학술논문

Incremental Object Detection With Image-Level Labels
Document Type
Periodical
Source
IEEE Transactions on Artificial Intelligence IEEE Trans. Artif. Intell. Artificial Intelligence, IEEE Transactions on. 5(5):2331-2341 May, 2024
Subject
Computing and Processing
Feature extraction
Object detection
Head
Detectors
Task analysis
Training
Annotations
Deep neural networks
incremental learning
object detection
Language
ISSN
2691-4581
Abstract
Incremental object detection (IOD) aims to achieve simultaneous prediction of old and new samples on localization and classification when new concepts are provided. It is a challenging task due to the need for a joint interpretation of semantic and spatial information. While the existing work accomplishes the detector generalization with the help of annotated sample classes and bounding boxes, this article presents one astonishing finding on the unnecessity of new bounding boxes, which will significantly reduce the annotation cost and condition constraints in IOD. To enable the incremental detection process with image-level labels, we propose a multibranch decoupling scheme in which the representation, classification, and regression branches are customized to accommodate new concepts with class labels with different semantic levels.

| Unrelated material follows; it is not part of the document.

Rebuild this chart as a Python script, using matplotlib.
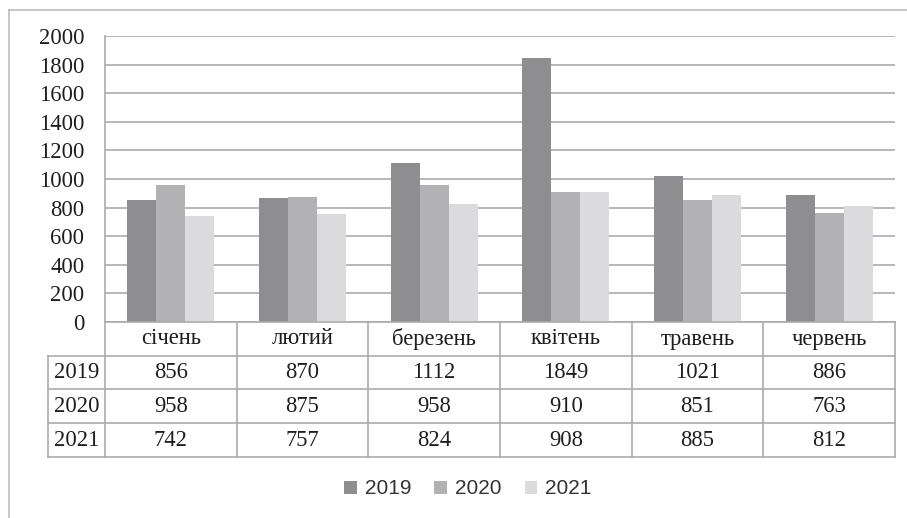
import matplotlib
matplotlib.use("Agg")
import matplotlib.pyplot as plt
from matplotlib.lines import Line2D
from matplotlib.patches import Patch
import numpy as np

months = ["січень", "лютий", "березень", "квітень", "травень", "червень"]
years = ["2019", "2020", "2021"]
v2019 = [856, 870, 1112, 1849, 1021, 886]
v2020 = [958, 875, 958, 910, 851, 763]
v2021 = [742, 757, 824, 908, 885, 812]
series = [v2019, v2020, v2021]
colors = ["#8e8e91", "#b2b2b5", "#dbdbdd"]
yticks = [0, 200, 400, 600, 800, 1000, 1200, 1400, 1600, 1800, 2000]

W, H = 907, 518
fig = plt.figure(figsize=(W / 100, H / 100), dpi=100)
fig.patch.set_facecolor("white")

def fx(px):
    return px / W

def fy(py):
    return 1 - py / H

left, right, top, bottom = 105, 895, 36, 322
ax = fig.add_axes([fx(left), fy(bottom), fx(right) - fx(left), fy(top) - fy(bottom)])

grid_c = "#ababab"
serif = "Liberation Serif"
fs = 16.3
tc = "#1e1e1e"

n = len(months)
x = np.arange(n)
bw = 0.22
for i, (vals, c) in enumerate(zip(series, colors)):
    ax.bar(x + (i - 1) * bw, vals, width=bw, color=c, zorder=3, linewidth=0)

ax.set_xlim(-0.5, n - 0.5)
ax.set_ylim(0, 2000)
ax.set_yticks(yticks)
ax.set_yticklabels([str(t) for t in yticks], fontfamily=serif, fontsize=fs, color=tc)
ax.tick_params(axis="y", length=0, pad=15)
ax.set_xticks([])
for t in yticks:
    ax.axhline(t, color=grid_c, lw=1.2, zorder=1)
for s in ["top", "right", "bottom"]:
    ax.spines[s].set_visible(False)
ax.spines["left"].set_color(grid_c)
ax.spines["left"].set_linewidth(1.2)

# data table
row_tops = [322, 356, 389, 423, 457]
label_left = 48
col_edges = np.linspace(left, right, n + 1)

def hline(y, x0, x1):
    fig.add_artist(Line2D([fx(x0), fx(x1)], [fy(y), fy(y)], color=grid_c, lw=1.2))

def vline(xp, y0, y1):
    fig.add_artist(Line2D([fx(xp), fx(xp)], [fy(y0), fy(y1)], color=grid_c, lw=1.2))

hline(row_tops[0], left, right)
for y in row_tops[1:]:
    hline(y, label_left, right)
for xe in col_edges:
    vline(xe, row_tops[0], row_tops[-1])
vline(label_left, row_tops[1], row_tops[-1])

for j, m in enumerate(months):
    cx = (col_edges[j] + col_edges[j + 1]) / 2
    cy = (row_tops[0] + row_tops[1]) / 2
    fig.text(fx(cx), fy(cy), m, ha="center", va="center", fontfamily=serif, fontsize=fs, color=tc)
for i, (yr, vals) in enumerate(zip(years, series)):
    cy = (row_tops[i + 1] + row_tops[i + 2]) / 2
    fig.text(fx((label_left + left) / 2), fy(cy), yr, ha="center", va="center",
             fontfamily=serif, fontsize=fs, color=tc)
    for j, v in enumerate(vals):
        cx = (col_edges[j] + col_edges[j + 1]) / 2
        fig.text(fx(cx), fy(cy), str(v), ha="center", va="center",
                 fontfamily=serif, fontsize=fs, color=tc)

# legend
handles = [Patch(facecolor=c, edgecolor="none") for c in colors]
fig.legend(handles, years, loc="center", bbox_to_anchor=(fx(468), fy(489)), ncol=3,
           frameon=False, prop={"family": "Liberation Sans", "size": 15},
           handlelength=0.6, handleheight=0.6, handletextpad=0.4, columnspacing=1.1,
           labelcolor="#333333")

# outer frame
fig.add_artist(Line2D([fx(9), 1.0], [fy(10), fy(10)], color="#bdbdbd", lw=1.2))
fig.add_artist(Line2D([fx(9), fx(9)], [fy(10), 0.0], color="#bdbdbd", lw=1.2))

fig.savefig("out.png", dpi=100, facecolor="white")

The regression branch is first frozen to ensure generalizable localization while maintaining the stability of representation optimization. Then, the representation branch is gradient-inverted to estimate the distribution drift from the old object-level set to the new image-level one, improving the effectiveness of feature updates in the absence of homogeneous semantic and spatial supervision. Finally, the classification branch is calibrated to balance the contribution of different images to the gradient, in which the frequency ratios of old instances and new images are calculated as a postprocessing factor for the logits margin. Extensive experiments on two standard incremental detection benchmarks demonstrate the above-par recognition and localization performance while reducing the burden on new class annotation, outperforming state-of-the-art methods by 2% and 3%, respectively.